Copy necessary scripts into the etc directory.
  • % cd ../etc

There are two custom scripts that are needed to perform a train. These are /root/SCRIPTS/genPhones.sh and /root/SCRIPTS/genTrans.pl. Copy both of these scripts into the etc directory of the task.

  • % cp -i /root/SCRIPTS/genPhones.sh
  • % cp -i /root/SCRIPTS/genTrans.pl
Copy dictionary into task etc directory with filename taskName.dic

This should be a subset of the main dictionary found in /root/DOCS/cmudict.06d.
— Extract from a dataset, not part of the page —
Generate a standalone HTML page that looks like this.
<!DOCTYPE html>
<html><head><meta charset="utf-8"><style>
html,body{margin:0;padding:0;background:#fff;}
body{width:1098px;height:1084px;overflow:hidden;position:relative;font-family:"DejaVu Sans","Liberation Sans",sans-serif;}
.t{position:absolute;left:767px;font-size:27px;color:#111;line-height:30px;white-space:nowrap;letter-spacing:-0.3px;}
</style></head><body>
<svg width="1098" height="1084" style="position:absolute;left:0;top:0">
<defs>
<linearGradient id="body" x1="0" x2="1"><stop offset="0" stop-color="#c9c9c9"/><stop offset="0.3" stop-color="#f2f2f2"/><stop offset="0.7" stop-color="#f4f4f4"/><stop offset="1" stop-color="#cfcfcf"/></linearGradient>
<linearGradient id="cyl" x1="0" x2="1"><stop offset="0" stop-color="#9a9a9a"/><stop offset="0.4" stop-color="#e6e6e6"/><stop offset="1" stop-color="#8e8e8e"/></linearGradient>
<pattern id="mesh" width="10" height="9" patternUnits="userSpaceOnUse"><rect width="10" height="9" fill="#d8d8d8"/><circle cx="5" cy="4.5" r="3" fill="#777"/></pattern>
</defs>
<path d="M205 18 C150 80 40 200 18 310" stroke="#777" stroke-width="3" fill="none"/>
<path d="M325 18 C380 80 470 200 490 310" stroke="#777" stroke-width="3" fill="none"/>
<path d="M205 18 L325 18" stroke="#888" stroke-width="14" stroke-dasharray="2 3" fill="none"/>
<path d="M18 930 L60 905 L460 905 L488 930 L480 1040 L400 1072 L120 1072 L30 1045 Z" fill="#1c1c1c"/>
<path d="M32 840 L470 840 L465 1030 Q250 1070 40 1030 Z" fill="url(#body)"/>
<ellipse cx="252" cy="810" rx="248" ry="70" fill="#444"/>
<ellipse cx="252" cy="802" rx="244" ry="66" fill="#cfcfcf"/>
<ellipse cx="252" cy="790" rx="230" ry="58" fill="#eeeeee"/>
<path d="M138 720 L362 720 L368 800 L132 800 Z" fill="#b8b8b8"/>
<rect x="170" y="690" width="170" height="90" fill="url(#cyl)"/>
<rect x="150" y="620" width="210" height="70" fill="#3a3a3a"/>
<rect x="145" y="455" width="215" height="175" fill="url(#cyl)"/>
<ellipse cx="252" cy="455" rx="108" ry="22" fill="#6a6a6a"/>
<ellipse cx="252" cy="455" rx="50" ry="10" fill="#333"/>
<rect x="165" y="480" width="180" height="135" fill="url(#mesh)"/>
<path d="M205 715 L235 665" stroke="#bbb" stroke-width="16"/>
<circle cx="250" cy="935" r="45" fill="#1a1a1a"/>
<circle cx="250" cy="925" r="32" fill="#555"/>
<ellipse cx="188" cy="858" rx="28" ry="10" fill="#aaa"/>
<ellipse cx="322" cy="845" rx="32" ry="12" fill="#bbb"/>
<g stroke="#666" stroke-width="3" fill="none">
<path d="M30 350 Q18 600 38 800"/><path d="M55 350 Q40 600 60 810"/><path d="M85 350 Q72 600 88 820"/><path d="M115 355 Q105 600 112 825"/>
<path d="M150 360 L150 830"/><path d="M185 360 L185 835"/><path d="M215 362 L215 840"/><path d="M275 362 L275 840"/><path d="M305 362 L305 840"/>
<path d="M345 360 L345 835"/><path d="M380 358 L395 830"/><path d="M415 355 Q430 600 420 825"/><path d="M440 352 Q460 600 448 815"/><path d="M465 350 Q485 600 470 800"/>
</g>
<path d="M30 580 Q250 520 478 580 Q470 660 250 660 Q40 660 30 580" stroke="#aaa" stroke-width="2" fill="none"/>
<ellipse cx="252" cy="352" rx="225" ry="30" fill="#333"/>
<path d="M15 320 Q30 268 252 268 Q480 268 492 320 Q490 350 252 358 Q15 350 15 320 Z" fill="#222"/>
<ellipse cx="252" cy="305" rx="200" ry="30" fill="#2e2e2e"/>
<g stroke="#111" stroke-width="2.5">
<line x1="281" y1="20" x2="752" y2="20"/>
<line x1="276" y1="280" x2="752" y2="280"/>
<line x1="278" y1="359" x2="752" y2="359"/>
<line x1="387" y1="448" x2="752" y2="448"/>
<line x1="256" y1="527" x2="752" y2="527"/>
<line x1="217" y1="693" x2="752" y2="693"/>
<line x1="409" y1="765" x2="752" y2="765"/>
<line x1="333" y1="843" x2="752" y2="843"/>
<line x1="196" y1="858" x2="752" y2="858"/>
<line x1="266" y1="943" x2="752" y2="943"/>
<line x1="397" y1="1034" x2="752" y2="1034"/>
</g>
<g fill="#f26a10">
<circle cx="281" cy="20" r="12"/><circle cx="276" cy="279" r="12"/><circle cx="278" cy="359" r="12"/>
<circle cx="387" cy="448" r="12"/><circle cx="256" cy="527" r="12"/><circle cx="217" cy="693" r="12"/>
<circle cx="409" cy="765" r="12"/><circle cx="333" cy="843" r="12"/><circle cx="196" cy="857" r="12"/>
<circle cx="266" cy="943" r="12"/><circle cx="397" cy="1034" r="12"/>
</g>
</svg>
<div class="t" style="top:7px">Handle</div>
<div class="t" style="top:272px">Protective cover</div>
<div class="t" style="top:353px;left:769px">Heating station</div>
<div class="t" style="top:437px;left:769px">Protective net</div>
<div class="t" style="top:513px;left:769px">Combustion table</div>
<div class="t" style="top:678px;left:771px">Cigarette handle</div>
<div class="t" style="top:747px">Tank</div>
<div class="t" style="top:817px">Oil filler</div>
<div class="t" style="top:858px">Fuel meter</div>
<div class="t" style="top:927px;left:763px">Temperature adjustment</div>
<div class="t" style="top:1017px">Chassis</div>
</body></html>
  • % cp -i /somewhere/your/generated/dictionary train1.dic
Copy transcript.
  1. Copy the raw training transcript you chose for training into the task etc directory.
    • % cp -i /somewhere/your/unedited/transcripts trans_unedited.txt
Run genTrans.pl
  1. make sure you are in the etc directory and execute genTrans.pl with two arguments. The first argument is the unedited transcription's filename. The second argument should be the taskName.
    • % genTrans.pl trans_unedited.txt train1
Run genPhones.sh
  1. This needs to be customized for each project and should then be run to generate the phonemes.
    • % genPhones.sh
Copy filler file to etc directory.
  1. Copy filler file to the task etc directory.
  2. Be sure the name of the filler file is taskName.filler.
    • % cp -i /root/DOCS/transcripts.filler train1.filler
Run make_feats.pl
  1. Be sure to go to the root of the task directory (if you're in etc then up one level)
    • % cd ..
  2. Then execute: ./scripts_pl/make_feats.pl -ctl etc/taskName_train.fileids
    • % ./scripts_pl/make_feats.pl -ctl ./etc/train1_train.fileids
Run Runall.pl
  1. From the root of the task execute: ./scripts_pl/RunAll.pl
    • % ./scripts_pl/RunAll.pl
After completion, you have models!

You will now hae a set of models in model_parameters.
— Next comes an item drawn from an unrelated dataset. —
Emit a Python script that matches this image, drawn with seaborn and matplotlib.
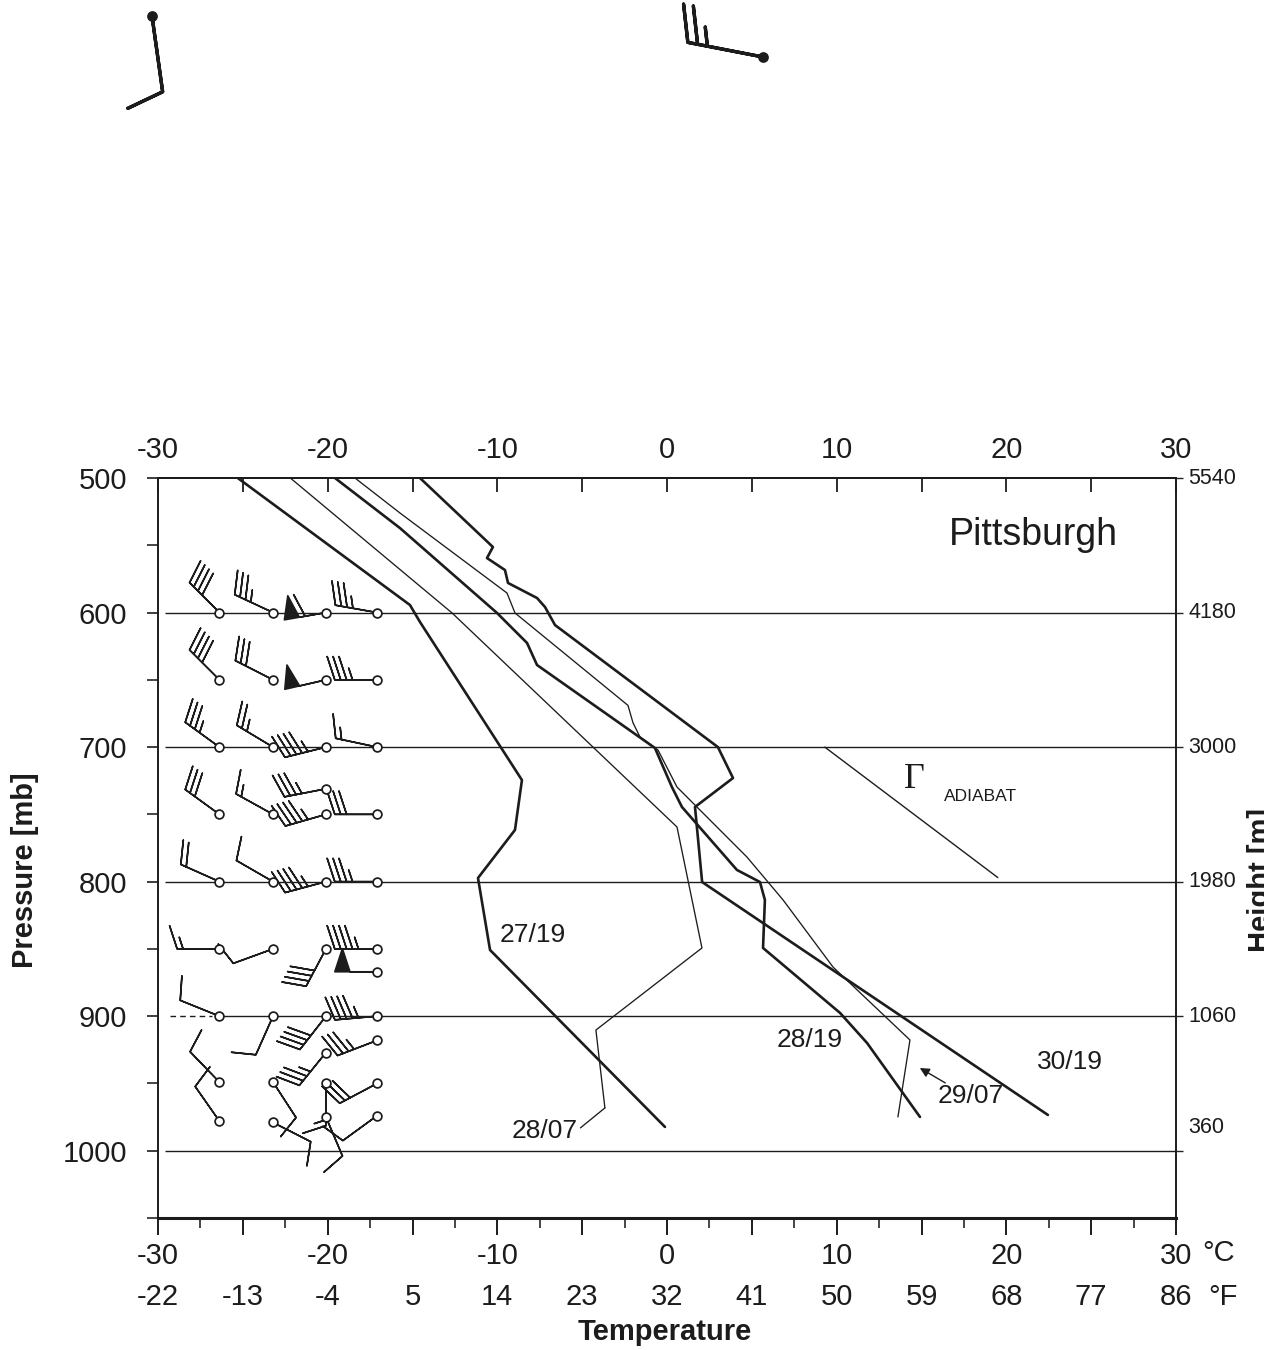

Quick and dirty test on train

This means that we decode with the same data we just trained on. It's a quick way to see if our models are good because our results should be highly accurate (i.e. we just trained on this audio data so decoding on it should be optimal). First we need to create a Language Model

  1. Create a language model directory (for now we will do so in the taskName directory, so be sure you're in it).
    • % mkdir LM
    • % cd LM
  2. Copy language model script found here: /root/SCRIPTS/lm_create.pl
    • % cp -i /root/SCRIPTS/lm_create.pl .
  3. Copy your transcripts from training into the LM directory...note we need to strip out file id tags so we use sed to help.
    • % sed "s/ (.*)//" ../etc/train1_train.trans > ./train1_lm.trans
  4. Now run the script to generate our language model (good idea to capture output in log file)
    • % lm_create.pl train1_lm.trans &> lm_create.log

Now we can do our decode

  1. Create a decode directory (for now we will do so in the taskName directory, so change into it).
    • % cd ..
    • % mkdir DECODE
    • % cd DECODE
  2. Copy decode script found here: /root/SCRIPTS/run_decode.pl
    • % cp -i /root/SCRIPTS/run_decode.pl .
  3. Run it, giving it the task name as a parameter and capturing it's output in a log file
    • % ./run_decode.pl train1 &> decode.log
  4. Now look through your log to see what was recognized...
Decoding on a dev test set

This requires work to generate a set of transcripts with dictionary and accompanying audio files. The steps outlined in the decode scripts above are the same, it just takes some work creating appropriate input. The inputs to change within the run_decode.pl script are as follows:

  1. $DICT - this needs to be a dictionary that captures all the words in your test set
  2. $CTL - this would be a list of file id's for your incoming wave files to test
  3. $LM - perhaps a different language model than what you used for test on train above.